For a decent on-line overview of the triplex locomotives, see http://www.steamlocomotive.com/articulated/virginianxa.shtml and http://www.steamlocomotive.com/articulated/eriep1.shtml.
tpatrick wrote:In a test, one Triplex single-handedly hauled 250 loaded cars - that was 16025 tons - at a speed of 13.5 mph.
In May 1921 a Virginian 2-10+10-2 took 100 loaded six-axle gons, supposedly totalling 16000 tons, from Princeton to Roanoke (with pushers here and there). The Railway Age article made it sound like that was fairly unprecedented. Anybody know where and when the Triplex did whatever it did?
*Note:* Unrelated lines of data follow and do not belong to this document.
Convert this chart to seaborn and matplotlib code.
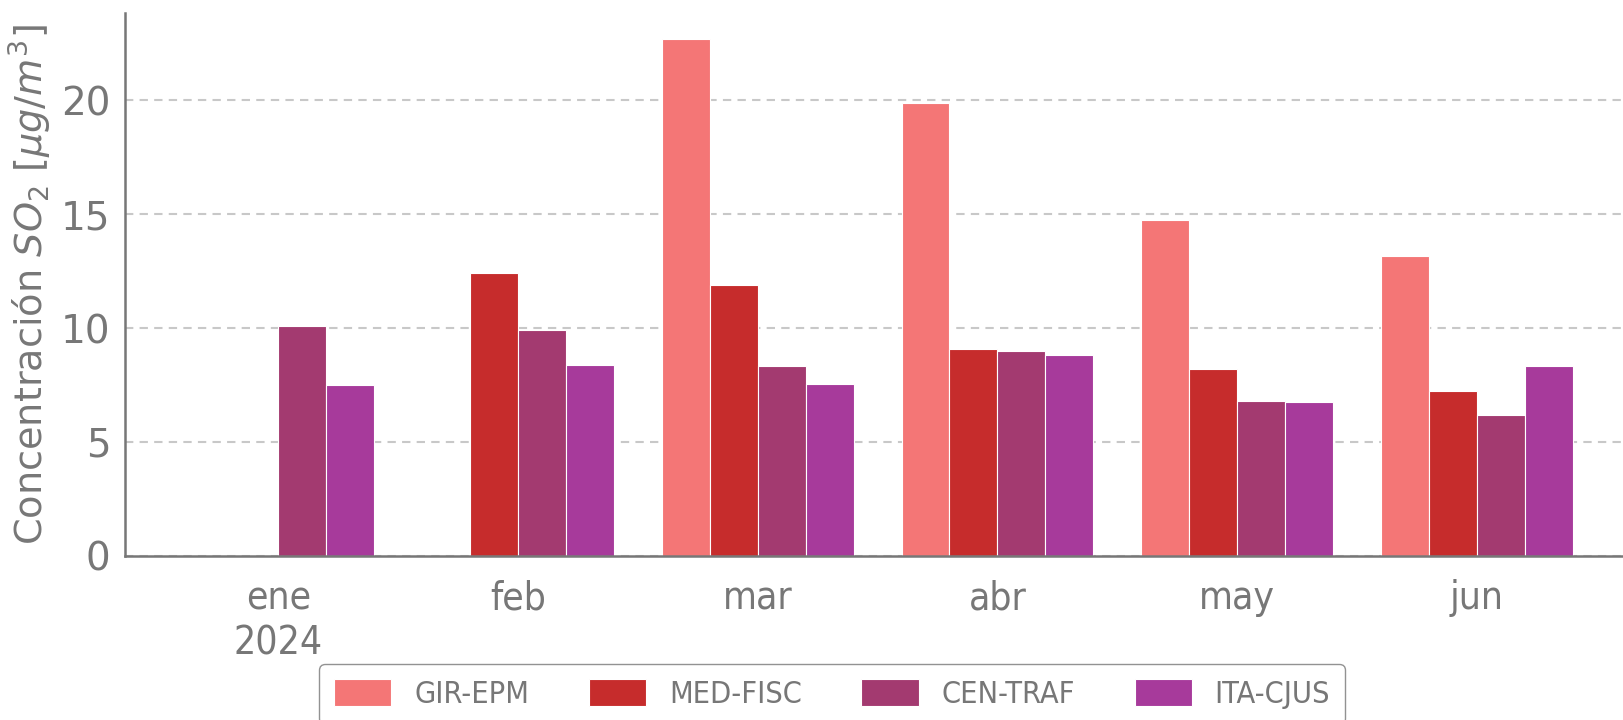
import numpy as np
import pandas as pd
import matplotlib
matplotlib.use("Agg")
import matplotlib.pyplot as plt
from matplotlib.font_manager import FontProperties
import seaborn as sns

# data
months = ["ene\n2024", "feb", "mar", "abr", "may", "jun"]
stations = ["GIR-EPM", "MED-FISC", "CEN-TRAF", "ITA-CJUS"]
gir_epm = [np.nan, np.nan, 22.7, 19.9, 14.75, 13.15]
med_fisc = [np.nan, 12.4, 11.9, 9.1, 8.2, 7.25]
cen_traf = [10.1, 9.9, 8.35, 9.0, 6.8, 6.2]
ita_cjus = [7.5, 8.4, 7.55, 8.8, 6.75, 8.35]
colors = ["#F47676", "#C62C2C", "#A33A70", "#A73A9B"]

df = pd.DataFrame({
    "mes": months * 4,
    "estacion": np.repeat(stations, len(months)),
    "valor": gir_epm + med_fisc + cen_traf + ita_cjus,
})

sns.set_style("white")
grey = "#777777"
plt.rcParams["font.family"] = ["DejaVu Sans"]
plt.rcParams["mathtext.fontset"] = "dejavusans"
plt.rcParams["text.color"] = grey
plt.rcParams["axes.labelcolor"] = grey
plt.rcParams["xtick.color"] = grey
plt.rcParams["ytick.color"] = grey

narrow = FontProperties(family="DejaVu Sans", stretch="condensed", size=28)
narrow_leg = FontProperties(family="DejaVu Sans", stretch="condensed", size=22)

fig, ax = plt.subplots(figsize=(16.23, 7.2), dpi=100)
fig.subplots_adjust(left=0.077, right=1.0, bottom=0.228, top=0.982)

sns.barplot(data=df, x="mes", y="valor", hue="estacion", order=months,
            hue_order=stations, palette=colors, saturation=1, errorbar=None,
            width=0.8, edgecolor="white", linewidth=0.8, ax=ax)

ax.set_xlim(-0.64, 5.61)
ax.set_yticks([0, 5, 10, 15, 20])
ax.yaxis.grid(True, linestyle="--", color="#c8c8c8", linewidth=1.5, dashes=(4, 3))
ax.set_axisbelow(True)
for side in ["top", "right"]:
    ax.spines[side].set_visible(False)
for side in ["left", "bottom"]:
    ax.spines[side].set_color(grey)
    ax.spines[side].set_linewidth(1.8)
ax.tick_params(axis="y", labelsize=28, length=7, width=1.8, color=grey)
ax.tick_params(axis="x", length=7, width=1.8, color=grey, pad=10)
for lab in ax.get_xticklabels():
    lab.set_fontproperties(narrow)
    lab.set_linespacing(1.25)
ax.set_xlabel("")
ax.set_ylabel(r"Concentración $SO_2$ [$\mu g/m^3$]", fontsize=27.5, labelpad=5)

handles, labels = ax.get_legend_handles_labels()
ax.get_legend().remove()
fig.legend(handles, labels, loc="upper left", bbox_to_anchor=(0.1966, 0.078),
           ncol=4, prop=narrow_leg, frameon=True, edgecolor=grey,
           handlelength=1.87, handleheight=1.0, handletextpad=0.75,
           columnspacing=1.95, borderpad=0.5, borderaxespad=0)

fig.savefig("out.png", dpi=100)
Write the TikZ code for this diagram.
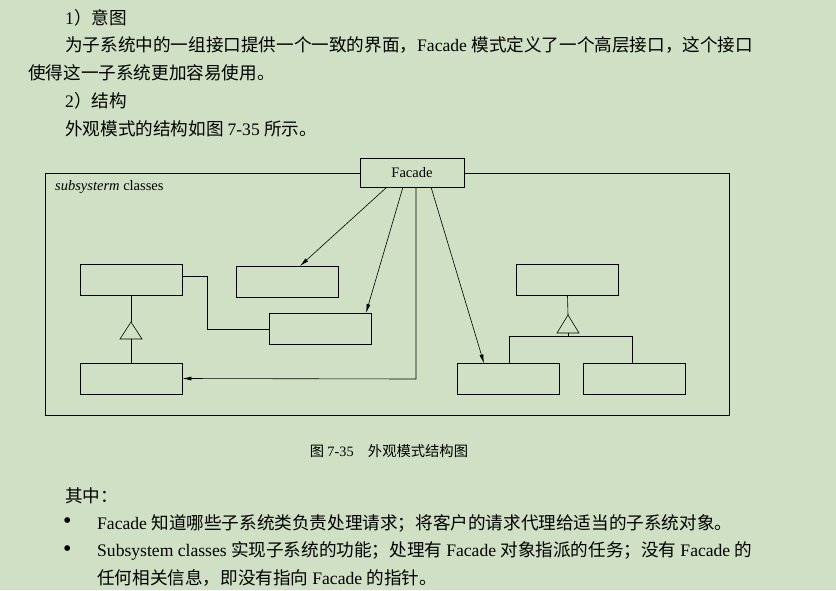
\documentclass[tikz,border=0pt]{standalone}
\usepackage{fontspec}
\setmainfont{Liberation Serif}
\newfontfamily\cjk{Noto Sans CJK SC}
\usetikzlibrary{arrows.meta}
\definecolor{pagegreen}{RGB}{207,224,196}

\tikzset{
  cls/.style={draw, line width=0.8pt, minimum width=102pt, minimum height=31pt, inner sep=0pt},
  para/.style={anchor=west, inner sep=0pt, font=\fontsize{17.6}{20}\selectfont},
  lnk/.style={line width=0.6pt},
  arr/.style={lnk, -{Latex[length=9pt,width=4pt]}},
}

\begin{document}
\begin{tikzpicture}[x=1pt, y=-1pt]
\fill[pagegreen] (0,0) rectangle (836,590);
\useasboundingbox (0,0) rectangle (836,590);

% page text
\node[para] (t1) at (65,18) {1\cjk）意图};
\node[para] (t2) at (65,45) {\cjk 为子系统中的一组接口提供一个一致的界面，\rmfamily Facade \cjk 模式定义了一个高层接口，这个接口};
\node[para] (t3) at (28,73) {\cjk 使得这一子系统更加容易使用。};
\node[para] (t4) at (65,101) {2\cjk）结构};
\node[para] (t5) at (65,129) {\cjk 外观模式的结构如图 \rmfamily 7-35 \cjk 所示。};

% frame and facade
\draw[line width=0.8pt] (45,173) rectangle (729,415);
\node[cls, fill=pagegreen, minimum width=104pt, minimum height=29pt, font=\fontsize{14.5}{16}\selectfont] (facade) at (412,172.5) {Facade};
\node[anchor=west, inner sep=0pt, font=\fontsize{14.5}{16}\selectfont] (sub) at (55,187) {\textit{subsysterm} classes};

% subsystem classes
\node[cls] (a) at (131,279.5) {};
\node[cls] (b) at (287.5,281.5) {};
\node[cls] (c) at (320,329) {};
\node[cls] (d) at (131,378.5) {};
\node[cls] (e) at (567.5,280) {};
\node[cls] (f) at (508,379) {};
\node[cls] (g) at (634.5,379) {};

% inheritance, left
\draw[lnk] (a.south) -- (131,322);
\draw[lnk] (131,322) -- (120,339) -- (142,339) -- cycle;
\draw[lnk] (131,339) -- (d.north);
\draw[lnk] (a.east |- 0,276) -- (207,276) -- (207,329) -- (c.west);

% inheritance, right
\draw[lnk] (e.south) -- (568,315);
\draw[lnk] (568,315) -- (557,333) -- (579,333) -- cycle;
\draw[lnk] (568,333) -- (568,336);
\draw[lnk] (f.north -| 509,0) -- (509,336) -- (632,336) -- (g.north -| 632,0);

% facade links
\draw[arr] (387,187) -- (300,266);
\draw[arr] (403,187) -- (366,313);
\draw[arr] (416,187) -- (416,379) -- (d.east);
\draw[arr] (431,187) -- (484,363.5);

% caption and notes
\node[para, anchor=center, font=\fontsize{14.3}{16}\selectfont] (cap) at (389,451) {\cjk 图 \rmfamily 7-35\quad\cjk 外观模式结构图};
\node[para] (n0) at (65,496) {\cjk 其中：};
\node[para, font=\fontsize{24}{24}\selectfont] (b1) at (63,523) {\textbullet};
\node[para, font=\fontsize{24}{24}\selectfont] (b2) at (63,551) {\textbullet};
\node[para] (n1) at (97,523) {Facade \cjk 知道哪些子系统类负责处理请求；将客户的请求代理给适当的子系统对象。};
\node[para] (n2) at (97,551) {Subsystem classes \cjk 实现子系统的功能；处理有 \rmfamily Facade \cjk 对象指派的任务；没有 \rmfamily Facade \cjk 的};
\node[para] (n3) at (97,578) {\cjk 任何相关信息，即没有指向 \rmfamily Facade \cjk 的指针。};
\end{tikzpicture}
\end{document}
On conventional compound locomotives steam was exhausted from the high pressure rear cylinders to the larger diameter low pressure front cylinders. It's a bit difficult to tell from the photos but it appears to me that the Erie triplex's middle and rear cylinders are about the same size suggesting that they were both high pressure and and the front cylinders are larger and therefore were low pressure. On the Vgn's triplex the middle cylinders seen to be the smaller high pressure ones and both the front and rear appear to be larger low pressure cylinders. If that's correct, what was the steam flow on the triplexes of each road?
Mark
feltonhill wrote:The cylinders on both triplexes were the same size, (6) 36" x 32" for Erie and (6) 34" x 32" for VGN. The center cylinders were HP and the front & rear were LP.
Felton,
I guess my eyes were deceiving me when I thought I noticed a difference in the cylinder diameters. Would I be wrong in assuming that the exhaust steam from the high pressure cylinders was shared equally by each of the two low pressure cylinder sets? That would explain the size of the low pressure cylinders on the triplexes as compared to a more conventional compound whose low pressure cylinders were much larger than the high pressure ones. I've always thought that the cylinders on a conventional compound were sized so that both the high and low pressure sets delivered an equal driving force to their respective driving wheels. Am I wrong in assuming this was also a design objective in the case of the triplexes?